Phase 1: Declutter, Neutralize, Pre-Pack
This is a time consuming, but essential part of the staging process, especially if you have lived in the home for many years or have a large accumulation of "stuff.“
Removing clutter requires more than just clearing surfaces of excess nick-knacks, books and papers. Clutter is anything that contributes to a chaotic, busy feeling in a room, and that can include excess furniture, wall art, area rugs, kitchen gadgets and paper work.
IN ALL ROOMS:
Now is the time to take your favorite collections and pack them up, along with all of your personal photographs (yes, all of them). Remove all hobby related clutter. Why? When a buyer walks into your home, you want them to see themselves there - not you and your family. You don't want the possible buyer to wonder about the people who live in the house. You want them to picture themselves in the space.
IN THE KITCHEN:
Clear all counter tops of gadgets, cookbooks and appliances that aren't used daily. It is acceptable to leave out your coffee maker and toaster, but store the food processor, mixer, blender, cooking tools and books somewhere out of sight. It is best to pack as much as you can at this point. It will save you time later.
Summary of personal items to pack: personal photos, albums, jewelry, toiletries (the bare essentials can be stowed under the sink -but not out in the open for all to see), hobby related items, and anything that could be offensive to the buyer. Anything that tells too much about you! Musical instruments (unless there is an extra room dedicated to music, but few buyers will be interested in having their own music room). Do not leave out expensive collectibles to try to impress buyers.
A CHILDS ROOM:
If you have children, then you know that keeping their rooms organized can be a full-time job. Have them help. Pack up as many toys as they can do without. Assure them that they will have them all again soon in their new home. Organize the space. Utilize the space under the bed for storage of remaining toys. Sort through clothing and store or give away any items that are no longer needed.
Phase 2: Cleaning and Repairs
All of the clutter is cleared out and some of the extra furniture has been removed.
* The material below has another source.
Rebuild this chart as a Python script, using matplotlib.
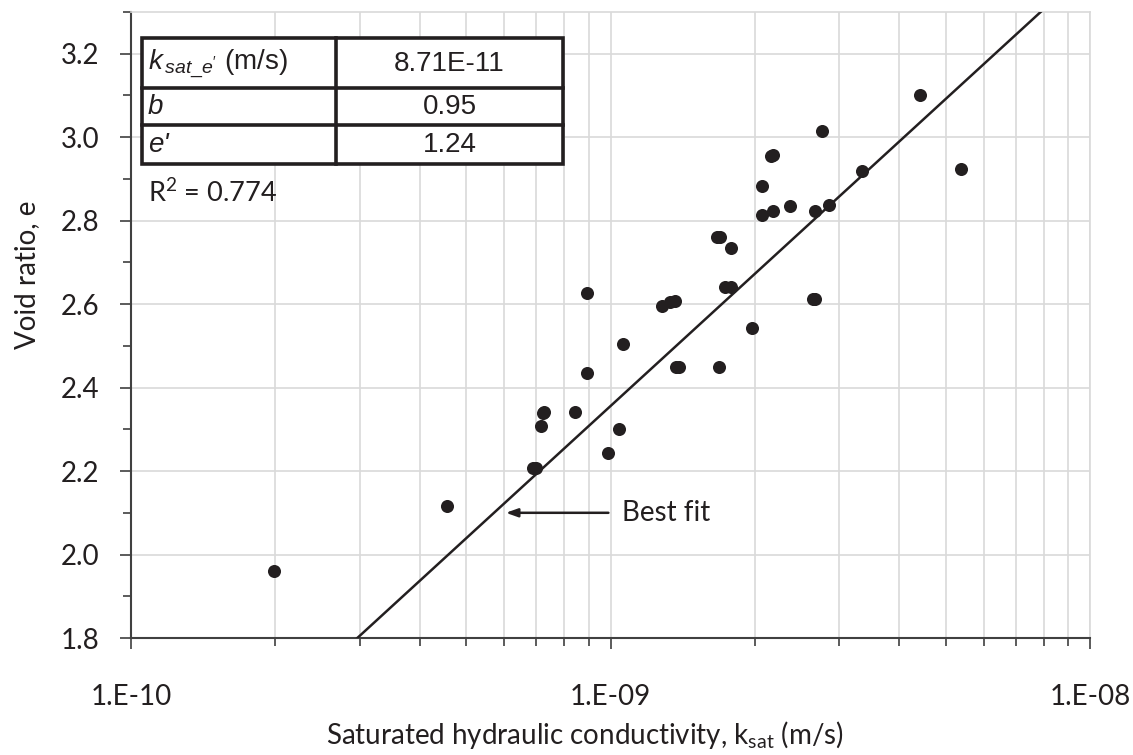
import matplotlib
matplotlib.use("Agg")
import matplotlib.pyplot as plt
from matplotlib.ticker import LogLocator, FixedLocator, MultipleLocator, NullFormatter
from matplotlib.patches import Rectangle
import numpy as np

# -- Data ---------------------------------------------------------------------

# measured saturated hydraulic conductivity (m/s) and void ratio
k_sat = [1.99e-10, 4.56e-10, 6.88e-10, 7.00e-10, 7.15e-10, 7.22e-10, 7.26e-10,
         8.42e-10, 8.92e-10, 8.92e-10, 9.86e-10, 1.04e-9, 1.06e-9, 1.28e-9,
         1.33e-9, 1.36e-9, 1.37e-9, 1.39e-9, 1.68e-9, 1.67e-9, 1.69e-9,
         1.78e-9, 1.73e-9, 1.78e-9, 1.97e-9, 2.07e-9, 2.07e-9, 2.18e-9,
         2.16e-9, 2.18e-9, 2.37e-9, 2.65e-9, 2.67e-9, 2.67e-9, 2.76e-9,
         2.85e-9, 3.34e-9, 4.43e-9, 5.39e-9]
void_ratio = [1.961, 2.117, 2.208, 2.208, 2.308, 2.340, 2.342,
              2.342, 2.435, 2.627, 2.244, 2.301, 2.505, 2.596,
              2.604, 2.608, 2.450, 2.450, 2.450, 2.762, 2.762,
              2.735, 2.642, 2.642, 2.543, 2.814, 2.884, 2.822,
              2.956, 2.958, 2.834, 2.613, 2.613, 2.822, 3.016,
              2.838, 2.918, 3.100, 2.925]

# fit parameters: k_sat = k_sat_e' * 10^(b (e - e'))
k_sat_e = 8.71e-11
b = 0.95
e_prime = 1.24
r_squared = 0.774

param_labels = ["$k_{\\,sat\\_e'}$ (m/s)", "b", "e'"]
param_values = ["8.71E-11", "0.95", "1.24"]

# -- Style --------------------------------------------------------------------

plt.rcParams["mathtext.fontset"] = "custom"
plt.rcParams["mathtext.it"] = "Liberation Sans:italic"
plt.rcParams["mathtext.rm"] = "Liberation Sans"
plt.rcParams["mathtext.sf"] = "Lato"

LABEL_FONT = "Lato"
DARK = "#231f20"
GRID = "#d9d9d9"
SPINE = "#404040"

fig = plt.figure(figsize=(11.33, 7.55), dpi=100)
W, H = 1133, 755
x0, x1, ytop, ybot = 131, 1090, 12, 638
ax = fig.add_axes([x0 / W, 1 - ybot / H, (x1 - x0) / W, (ybot - ytop) / H])

ax.set_xscale("log")
ax.set_xlim(1e-10, 1e-8)
ax.set_ylim(1.8, 3.3)

# grid
ax.xaxis.set_major_locator(LogLocator(base=10, numticks=5))
ax.xaxis.set_minor_locator(LogLocator(base=10, subs=np.arange(2, 10), numticks=20))
ax.xaxis.set_minor_formatter(NullFormatter())
ax.yaxis.set_major_locator(FixedLocator([1.8, 2.0, 2.2, 2.4, 2.6, 2.8, 3.0, 3.2]))
ax.yaxis.set_minor_locator(MultipleLocator(0.1))
ax.grid(True, which="major", color=GRID, lw=1.2, zorder=0)
ax.grid(True, which="minor", axis="x", color=GRID, lw=1.2, zorder=0)
ax.set_axisbelow(True)

for side in ["left", "bottom"]:
    ax.spines[side].set_color(SPINE)
    ax.spines[side].set_linewidth(1.5)
for side in ["top", "right"]:
    ax.spines[side].set_color(GRID)
    ax.spines[side].set_linewidth(1.2)

ax.tick_params(axis="both", which="both", direction="out", color=SPINE, width=1.2)
ax.tick_params(axis="both", which="major", length=8)
ax.tick_params(axis="both", which="minor", length=6)
ax.tick_params(axis="x", which="major", pad=25)
ax.tick_params(axis="y", which="major", pad=15)
ax.tick_params(top=False, right=False, which="both")

ax.set_xticks([1e-10, 1e-9, 1e-8])
ax.set_xticklabels(["1.E-10", "1.E-09", "1.E-08"], fontfamily=LABEL_FONT,
                   fontsize=20, color=DARK)
ax.set_yticklabels([f"{v:.1f}" for v in ax.get_yticks()], fontfamily=LABEL_FONT,
                   fontsize=20, color=DARK)

ax.set_xlabel("Saturated hydraulic conductivity, k$_{\\mathsf{sat}}$ (m/s)",
              fontfamily=LABEL_FONT, fontsize=20, color=DARK)
ax.set_ylabel("Void ratio, e", fontfamily=LABEL_FONT, fontsize=20, color=DARK)
ax.xaxis.label.set_va("center")
ax.yaxis.label.set_va("center")
ax.xaxis.set_label_coords((585 - x0) / (x1 - x0), (ybot - 735) / (ybot - ytop))
ax.yaxis.set_label_coords((27 - x0) / (x1 - x0), (ybot - 275) / (ybot - ytop))

# -- Measurements and fit ------------------------------------------------------

ax.plot(k_sat, void_ratio, "o", color=DARK, markersize=9.4, markeredgewidth=0,
        zorder=4)

e_fit = np.linspace(1.8, 3.3, 50)
k_fit = k_sat_e * 10 ** (b * (e_fit - e_prime))
ax.plot(k_fit, e_fit, color=DARK, lw=1.8, zorder=3)

ax.annotate("", xy=(6.05e-10, 2.10), xytext=(9.9e-10, 2.10),
            arrowprops=dict(arrowstyle="-|>,head_length=0.7,head_width=0.25",
                            color=DARK, lw=1.8, shrinkA=0, shrinkB=0))
ax.text(1.055e-9, 2.10, "Best fit", ha="left", va="center",
        fontfamily=LABEL_FONT, fontsize=20, color=DARK)

# -- Parameter table ------------------------------------------------------------

def px_to_axes(px, py):
    return (px - x0) / (x1 - x0), (ybot - py) / (ybot - ytop)

tx0, tx1, tmid = 142, 563, 336
row_edges = [38, 88, 125, 164]
lw_tab = 2.6
trans = ax.transAxes

ax_l, ax_t = px_to_axes(tx0, row_edges[0])
ax_r, ax_b = px_to_axes(tx1, row_edges[-1])
ax.add_patch(Rectangle((ax_l, ax_b), ax_r - ax_l, ax_t - ax_b, transform=trans,
                       facecolor="white", edgecolor=DARK, lw=lw_tab, zorder=5))
mx, _ = px_to_axes(tmid, 0)
ax.plot([mx, mx], [ax_b, ax_t], transform=trans, color=DARK, lw=lw_tab, zorder=6)
for ry in row_edges[1:-1]:
    _, yy = px_to_axes(0, ry)
    ax.plot([ax_l, ax_r], [yy, yy], transform=trans, color=DARK, lw=lw_tab,
            zorder=6)

for i, (lab, val) in enumerate(zip(param_labels, param_values)):
    cy = (row_edges[i] + row_edges[i + 1]) / 2 + 1
    lx, ly = px_to_axes(tx0 + 6, cy)
    ax.text(lx, ly, lab, transform=trans, ha="left", va="center",
            fontfamily="Liberation Sans", fontsize=20, color=DARK,
            fontstyle="italic" if i > 0 else "normal", zorder=7)
    vx, vy = px_to_axes((tmid + tx1) / 2, cy)
    ax.text(vx, vy, val, transform=trans, ha="center", va="center",
            fontfamily="Liberation Sans", fontsize=20, color=DARK, zorder=7)

rx, ry = px_to_axes(148, 193)
ax.text(rx, ry, f"R$^{{\\mathsf{{2}}}}$ = {r_squared}", transform=trans,
        ha="left", va="center", fontfamily=LABEL_FONT, fontsize=19.5,
        color=DARK, zorder=7)

fig.savefig("out.png", dpi=100, facecolor="white")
Now you may notice that some walls could use fresh paint and the floors may need repairs. Now is the time to do it.
There as some small improvement that you can do at this point that will yield large returns, according to a 2018 REALTOR Survey.
Painting Interior: average return: 34% (average spent $2,000)
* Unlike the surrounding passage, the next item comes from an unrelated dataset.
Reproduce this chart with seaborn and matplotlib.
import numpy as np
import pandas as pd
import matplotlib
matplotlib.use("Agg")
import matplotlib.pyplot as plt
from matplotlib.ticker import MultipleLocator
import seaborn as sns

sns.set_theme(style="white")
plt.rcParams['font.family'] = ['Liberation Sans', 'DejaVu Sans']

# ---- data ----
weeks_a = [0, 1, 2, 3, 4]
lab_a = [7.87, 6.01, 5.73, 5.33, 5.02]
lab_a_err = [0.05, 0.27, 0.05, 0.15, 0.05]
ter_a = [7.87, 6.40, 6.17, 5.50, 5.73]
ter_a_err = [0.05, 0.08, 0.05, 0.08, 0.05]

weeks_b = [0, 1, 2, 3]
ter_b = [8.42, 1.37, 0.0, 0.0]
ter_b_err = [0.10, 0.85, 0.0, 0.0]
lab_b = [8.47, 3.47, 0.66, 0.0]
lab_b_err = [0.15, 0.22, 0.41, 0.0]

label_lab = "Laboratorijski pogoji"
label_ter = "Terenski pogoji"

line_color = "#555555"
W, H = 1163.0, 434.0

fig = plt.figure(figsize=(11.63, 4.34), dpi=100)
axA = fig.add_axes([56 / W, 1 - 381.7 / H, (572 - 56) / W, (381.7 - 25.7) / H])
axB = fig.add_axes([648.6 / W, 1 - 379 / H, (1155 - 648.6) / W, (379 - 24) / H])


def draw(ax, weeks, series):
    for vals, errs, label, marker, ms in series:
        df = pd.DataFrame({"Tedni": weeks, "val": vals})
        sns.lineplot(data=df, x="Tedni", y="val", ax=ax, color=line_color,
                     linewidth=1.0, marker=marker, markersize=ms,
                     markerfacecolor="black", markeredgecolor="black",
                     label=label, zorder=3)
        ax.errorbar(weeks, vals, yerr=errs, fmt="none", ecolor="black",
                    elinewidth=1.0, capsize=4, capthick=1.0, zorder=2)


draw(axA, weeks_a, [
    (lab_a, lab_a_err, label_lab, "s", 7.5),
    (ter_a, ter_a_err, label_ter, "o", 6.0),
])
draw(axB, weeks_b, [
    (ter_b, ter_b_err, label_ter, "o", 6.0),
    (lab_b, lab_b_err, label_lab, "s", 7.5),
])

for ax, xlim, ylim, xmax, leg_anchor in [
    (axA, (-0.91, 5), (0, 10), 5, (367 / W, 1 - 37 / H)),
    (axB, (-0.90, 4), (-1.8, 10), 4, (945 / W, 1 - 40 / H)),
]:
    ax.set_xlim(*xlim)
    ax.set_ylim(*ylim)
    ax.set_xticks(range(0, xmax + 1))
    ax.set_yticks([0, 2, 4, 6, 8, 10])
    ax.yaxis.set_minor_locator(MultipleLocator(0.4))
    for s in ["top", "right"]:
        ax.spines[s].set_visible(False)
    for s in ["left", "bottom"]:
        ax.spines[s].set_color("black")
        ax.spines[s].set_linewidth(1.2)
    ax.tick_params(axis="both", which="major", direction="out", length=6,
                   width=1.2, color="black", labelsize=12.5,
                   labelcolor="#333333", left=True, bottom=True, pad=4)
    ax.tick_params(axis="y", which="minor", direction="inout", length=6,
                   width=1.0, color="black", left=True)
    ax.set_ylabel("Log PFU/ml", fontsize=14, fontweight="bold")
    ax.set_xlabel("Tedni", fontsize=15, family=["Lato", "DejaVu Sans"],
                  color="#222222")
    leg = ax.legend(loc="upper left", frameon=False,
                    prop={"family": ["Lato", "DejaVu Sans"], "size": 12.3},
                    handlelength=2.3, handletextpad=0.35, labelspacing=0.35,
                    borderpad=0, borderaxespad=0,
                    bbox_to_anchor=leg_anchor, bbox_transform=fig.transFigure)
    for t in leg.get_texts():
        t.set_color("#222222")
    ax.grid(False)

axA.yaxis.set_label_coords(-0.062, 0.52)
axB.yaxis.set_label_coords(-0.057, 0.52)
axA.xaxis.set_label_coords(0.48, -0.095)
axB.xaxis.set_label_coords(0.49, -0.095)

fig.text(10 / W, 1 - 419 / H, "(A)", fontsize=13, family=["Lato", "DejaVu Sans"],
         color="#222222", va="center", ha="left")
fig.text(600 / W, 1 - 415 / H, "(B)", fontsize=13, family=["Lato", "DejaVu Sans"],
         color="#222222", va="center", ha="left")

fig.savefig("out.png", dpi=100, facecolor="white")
Floor repair: average return: 50% (average spent $2,500)
Replace Carpeting: average return 54% (average spent $2,600)
Update Lights/Fixtures: average return 769% (average spent $390)
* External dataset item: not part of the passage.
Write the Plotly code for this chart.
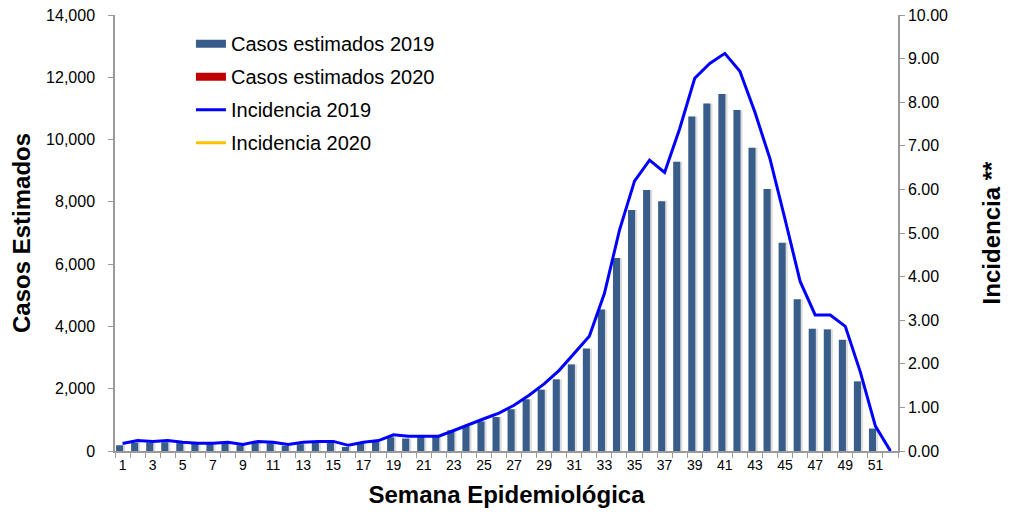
import plotly.graph_objects as go

semanas = [str(i) for i in range(1, 53)]
tick_labels = [s if int(s) % 2 == 1 else "" for s in semanas]

casos_2019 = [185, 270, 270, 280, 255, 230, 230, 255, 185, 270,
              250, 170, 220, 270, 270, 130, 240, 290, 440, 400,
              460, 480, 663, 800, 950, 1090, 1340, 1660, 1970, 2300,
              2780, 3290, 4540, 6200, 7740, 8380, 8020, 9290, 10740, 11160,
              11460, 10950, 9740, 8415, 6690, 4875, 3925, 3905, 3570, 2235,
              720, 0]
casos_2020 = [None] * 52

incidencia_2019 = [0.17, 0.24, 0.22, 0.24, 0.20, 0.18, 0.18, 0.20, 0.15, 0.22,
                   0.20, 0.15, 0.20, 0.22, 0.22, 0.13, 0.20, 0.24, 0.37, 0.34,
                   0.34, 0.34, 0.47, 0.61, 0.74, 0.87, 1.05, 1.28, 1.54, 1.85,
                   2.23, 2.63, 3.61, 5.06, 6.19, 6.67, 6.39, 7.39, 8.55, 8.89,
                   9.12, 8.71, 7.77, 6.70, 5.31, 3.89, 3.12, 3.12, 2.86, 1.81,
                   0.57, 0.0]
incidencia_2020 = [None] * 52

BAR_BLUE = "#385d8a"
BAR_RED = "#c00000"
AXIS_GRAY = "#9a9a9a"
FONT = "Liberation Sans, Arial, sans-serif"

fig = go.Figure()

# soft shadow behind 2019 bars
fig.add_trace(go.Bar(x=semanas, y=casos_2019, offset=-0.38, width=0.56,
                     marker=dict(color="#dddddd", line=dict(width=0)),
                     showlegend=False, hoverinfo="skip"))
fig.add_trace(go.Bar(x=semanas, y=casos_2019, name="Casos estimados 2019",
                     offset=-0.43, width=0.47, showlegend=False,
                     marker=dict(color=BAR_BLUE, line=dict(width=0))))
fig.add_trace(go.Bar(x=semanas, y=casos_2020, name="Casos estimados 2020",
                     offset=0.05, width=0.47, showlegend=False,
                     marker=dict(color=BAR_RED, line=dict(width=0))))

# legend entries (wide rectangular swatches for the bar series)
fig.add_trace(go.Scatter(x=[None], y=[None], name="Casos estimados 2019",
                         mode="lines", line=dict(color=BAR_BLUE, width=8),
                         legendgroup="a"))
fig.add_trace(go.Scatter(x=[None], y=[None], name="Casos estimados 2020",
                         mode="lines", line=dict(color=BAR_RED, width=8),
                         legendgroup="b"))

fig.add_trace(go.Scatter(x=semanas, y=incidencia_2019, name="Incidencia 2019",
                         mode="lines", yaxis="y2", legendgroup="c",
                         line=dict(color="#0000ff", width=3)))
fig.add_trace(go.Scatter(x=semanas, y=incidencia_2020, name="Incidencia 2020",
                         mode="lines", yaxis="y2", legendgroup="d",
                         line=dict(color="#ffc000", width=3)))

fig.update_layout(
    width=1013, height=517,
    margin=dict(l=107, r=123, t=7, b=74, autoexpand=False),
    paper_bgcolor="white", plot_bgcolor="white",
    barmode="overlay",
    font=dict(family=FONT, color="#000000"),
    xaxis=dict(
        type="category", range=[-0.5, 51.5], automargin=False,
        tickmode="array", tickvals=semanas, ticktext=tick_labels,
        tickson="boundaries", ticks="outside", ticklen=5, tickcolor=AXIS_GRAY,
        showline=True, linecolor=AXIS_GRAY, linewidth=1.5,
        showgrid=False, tickangle=0,
        tickfont=dict(size=14),
        title=dict(text="<b>Semana Epidemiológica</b>", font=dict(size=24), standoff=15),
    ),
    yaxis=dict(
        range=[0, 14000], dtick=2000, tickformat=",", automargin=False,
        ticks="outside", ticklen=5, tickcolor=AXIS_GRAY,
        showline=True, linecolor=AXIS_GRAY, linewidth=1.5,
        showgrid=False, zeroline=False, ticklabeloverflow="allow",
        tickfont=dict(size=16), ticklabelstandoff=10,
        title=dict(text="<b>Casos Estimados</b>", font=dict(size=24), standoff=11),
    ),
    yaxis2=dict(
        overlaying="y", side="right", automargin=False,
        range=[0, 10], dtick=1, tickformat=".2f",
        ticks="outside", ticklen=5, tickcolor=AXIS_GRAY,
        showline=True, linecolor=AXIS_GRAY, linewidth=1.5,
        showgrid=False, zeroline=False, ticklabeloverflow="allow",
        tickfont=dict(size=16),
        title=dict(text="<b>Incidencia **</b>", font=dict(size=24), standoff=36),
    ),
    legend=dict(
        x=0.097, y=0.979, xanchor="left", yanchor="top",
        bgcolor="rgba(0,0,0,0)", font=dict(size=20),
        traceorder="grouped", tracegroupgap=4, itemwidth=30,
    ),
)

fig.write_html("out.html")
Cleaning and De-Clutter: average return 594% (average spent $410)
Staging: average return 894% (average spent $550): HUGE IMPACT!!
Clean every inch of your home meticulously or pay someone to do it for you. A home that is sparkling clean gives the impression of a well-cared for home all around. If your home is less than immaculate, it could give the impression that you let things go and that could include home repair and maintenance. It may make a buyer suspicious of the property.
Pay extra attention to the kitchen. Clean and organize cabinets.
Clean all windows inside and out, to allow sunlight to flow through the house. Consider having the exterior power washed if necessary. This will make your photos really stand out.
Repairing minor problems can make a big difference in the sale price of your home, as can small improvements. Be sure to repair any cracks in walls, scratches in the floors or hire a handy man to take care of these repairs.
Phase 3: Paint
It is your choice whether or not to paint, and you may be thinking why spend the money on a place that I am leaving? Studies show that painting your home (making it move in ready) increases the sales price and may expedite the sale.
Choosing paint colors is an immensely important task when you are preparing your home to sell. Take into account your target audience and go from there. Consider the function of each room. Children's rooms can still have color, but subtle versions (white with a hint of color) like pink, blue or yellow are best.
Neutrals are the rule when home staging, but that doesn't mean white in every room.
Now think about the following when choosing colors:
How will the lighting work with this color?
Will this color look right with the existing window treatments?
Are you trying to warm up or cool down the room?
Are you trying to make it look light and airy or warm and cozy?
Choosing the same color for several rooms will save you time and money. There will be less excess, and the painter (even if it is you) will not have to stop to clean brushes and rollers as often. Depending on lighting, the same color may look different from room to room. This will also take the guess work away from figuring out if these colors work together and give the home a unified look.
When choosing colors for the basement, and even the garage, you want to consider warming up these otherwise cold spaces. Warmer neutral colors work well. You can also paint unfinished concrete floors for cleaner look.
Phase 4: Arranging Furniture and Lighting
This step is key, and for many people the most difficult. If you don't have an eye for what really works in a room, call in a professional at The Captain Dan & Kylie Team.
In the picture to the right we have an illustration of a conversation area with a clear, uncluttered space and a defined focal point. Bring your furniture close enough together to create a comfortable conversation area, giving everyone access to the table. This gives a feeling of warmth.
Hang pictures / art work at eye level. If you are using it as the focal point in the room, be sure it is the appropriate size for the space.
In the bedrooms, the bed /headboard often works as the focal point. Place the bed in the room leaving space to walk around three sides.
Accessorize in groups of three. This is an appealing way to display accessories on a table or dresser.
Keep all areas well lit. Add lamps if necessary.
Open window treatments allowing natural light in the home.
Help buyers feel welcome by creating an easy flow from room to room.
Place the largest piece of furniture first, and work around that piece.
Balance furniture in the room. For example, a sofa can be balanced by an armchair on either side.
Don't be afraid to float the furniture away from walls. If you have the space it will accentuate the available square footage.
Keep bookshelves well organized. Organize the books by size, remove any excess. Keep ¼ of the shelves clear to avoid a cluttered look.
Phase 5: The Exterior
Go outside and take a look around using that critical eye you developed in the beginning of your home staging process. How well kept is your yard? Is there shrubbery blocking the windows? Are all walkways clean and tidy? Is the driveway clean? Are there toys strewn around the yard?
Remove any outdoor clutter including empty flower pots, gardening tools, toys and bikes.
Keep all shrubbery and lawns neat and trimmed.
Remember to remove any extra vehicles form your driveway.
Consider painting the front door and trim on the house for a quick and inexpensive update.